"Speak the speech, I pray you, as I pronounc'd it to you, trippingly on the tongue, but if you mouth it, as many of our players do, I had as lief the town crier spoke my lines."

Hamlet, III.ii

Monday, May 12, 2014

The Best Day of My Life, Revisited



It was fifty years ago today (just writing it down gives me a shudder!) that my mother took me out of school for the day -- my 11th birthday -- to take me to the World's Fair in Flushing Meadows NY (see my blog post of 3 April 2010 -- "The Best Day of My Life").  Fifty years ago.  It seems so stark, in black and white like that, such an overwhelmingly large number.  That something significant, something worth not only remembering, but writing about, happened to you half a century ago wreaks havoc with one’s sense of time, I have to admit.  How in the hell did I get to be 61 years old?  It isn't that it seems like only yesterday, or some other such cliché about the passage of years -- in fact, I can readily admit that it all feels like -- well, like a long, long time ago in a galaxy far, far away -- but I still have a hard time trying to draw a line between that 11-year-old boy and the grown-up (no, let's face it, the old man!) I saw in the mirror this morning after I rolled out of bed at 5:30 and stumbled into the bathroom to brush my teeth quickly before heading downstairs to feed the dogs and let them out.  

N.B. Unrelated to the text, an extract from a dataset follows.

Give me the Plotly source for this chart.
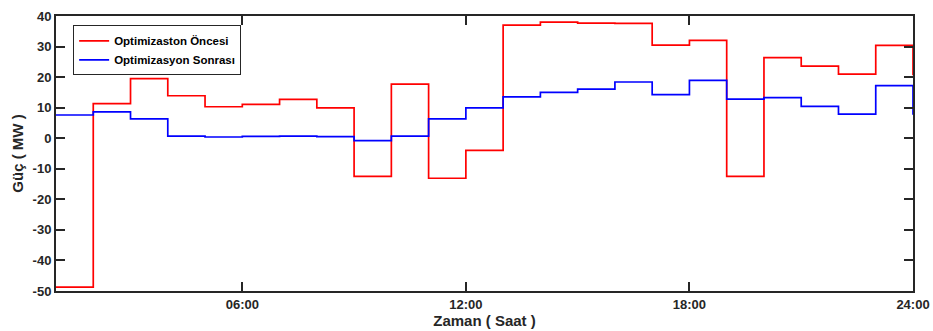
import plotly.graph_objects as go

hours = list(range(1, 25))
oncesi = [-48.7, 11.3, 19.5, 13.9, 10.3, 11.1, 12.7, 9.9, -12.5, 17.7, -13.1, -4.0,
          37.0, 38.0, 37.7, 37.6, 30.5, 32.0, -12.5, 26.4, 23.6, 21.0, 30.4, 20.6]
sonrasi = [7.6, 8.6, 6.3, 0.7, 0.4, 0.6, 0.7, 0.5, -0.8, 0.7, 6.3, 9.9,
           13.5, 15.0, 16.1, 18.4, 14.3, 18.9, 12.8, 13.3, 10.4, 7.9, 17.2, 7.7]
x_tickvals = [6, 12, 18, 24]
x_ticktext = ["06:00", "12:00", "18:00", "24:00"]
y_tickvals = [-50, -40, -30, -20, -10, 0, 10, 20, 30, 40]
y_ticktext = [str(v) for v in y_tickvals]

axcol = "#262626"
font_family = "Arial, Liberation Sans, sans-serif"

fig = go.Figure()
fig.add_trace(go.Scatter(x=hours, y=oncesi, mode="lines", line_shape="hv",
                         line=dict(color="#ff0000", width=1.7), name="Optimizaston Öncesi"))
fig.add_trace(go.Scatter(x=hours, y=sonrasi, mode="lines", line_shape="hv",
                         line=dict(color="#0000ff", width=1.7), name="Optimizasyon Sonrası"))

fig.update_layout(
    width=933, height=331,
    margin=dict(l=56, r=20, t=16, b=40, autoexpand=False),
    plot_bgcolor="white", paper_bgcolor="white",
    font=dict(family=font_family, color=axcol, size=13),
    showlegend=True,
    legend=dict(x=0.02, y=0.966, xanchor="left", yanchor="top",
                bgcolor="white", bordercolor="#262626", borderwidth=1,
                font=dict(size=11.5, color="black", weight="bold"),
                tracegroupgap=0, itemwidth=30),
    xaxis=dict(range=[1, 24], tickvals=x_tickvals, ticktext=x_ticktext,
               ticks="inside", ticklen=9, tickwidth=2, tickcolor=axcol,
               showline=True, linewidth=2, linecolor=axcol, mirror="ticks",
               showgrid=False, zeroline=False, automargin=True,
               tickfont=dict(size=13, weight="bold", color=axcol),
               title=dict(text="Zaman ( Saat )", standoff=2,
                          font=dict(size=15, weight="bold", color=axcol))),
    yaxis=dict(range=[-50, 40], tickvals=y_tickvals, ticktext=y_ticktext,
               ticks="inside", ticklen=9, tickwidth=2, tickcolor=axcol,
               showline=True, linewidth=2, linecolor=axcol, mirror="ticks",
               showgrid=False, zeroline=False, automargin=True,
               tickfont=dict(size=13, weight="bold", color=axcol),
               title=dict(text="Güç ( MW )", standoff=5,
                          font=dict(size=15, weight="bold", color=axcol))),
)

fig.write_html("out.html", config={"displayModeBar": False},
               post_script="document.body.style.margin='0';document.body.style.overflow='hidden';")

So here I am, more than a bit bewildered, trying to figure out how I got to this point – how do I connect the old guy in the mirror to that newly-minted 11-year-old, out for a day's adventure with my mother, entering the gates of the 1964 World’s Fair -- the Walt Disney Meets The Jetsons, brought to you by General Motors version of the World of Tomorrow; corporate America's vision of the future that was firmly convinced my children would be living in domed colonies on the Moon, but somehow managed to miss the Internet, the smartphone, and my laptop computer.    

I suppose that one of the reasons for the disconnect is that I've been an orphan for so many years -- I don't have the continuity that my parents would have supplied me had they both been able to accompany me on into my adulthood.  A chunk of my life was snapped off the day my father died (four days after my 9th birthday), and my mother's death -- coming only 18 months after the birth of my first child -- severed me much too soon from the web of family and memory that might have helped me keep the years of my childhood and adolescence truly present to me as I grew from young married grad student to 30-something Dad to 60-something paterfamilias.   I miss them both so very much --I think, more than anything else, that there is this connection to my younger self they would have helped sustain in me as I grew older. They could have been -- they should have been -- the bridge that spanned my younger self to my adult self, helping me to keep that part of me always present in my life.  


Fifty years is a long time to be without a father; thirty years is a long time to be without a mother.  I have lived my life the best I could all these years, trying to be the husband, father, friend and neighbor that I know they would have wanted me to be.  But there is so much I never got to ask them, so much I would want to learn from them, so much of my life that now seems a distant memory --  things that they could have helped me keep present and alive into my old age.  Nobody's parents live forever; but the thought that my mother never got the joy of seeing her granddaughter grow up, or that fifty years ago we didn’t have my father to celebrate my 11th birthday at the World’s Fair with us, is sometimes more than I can bear.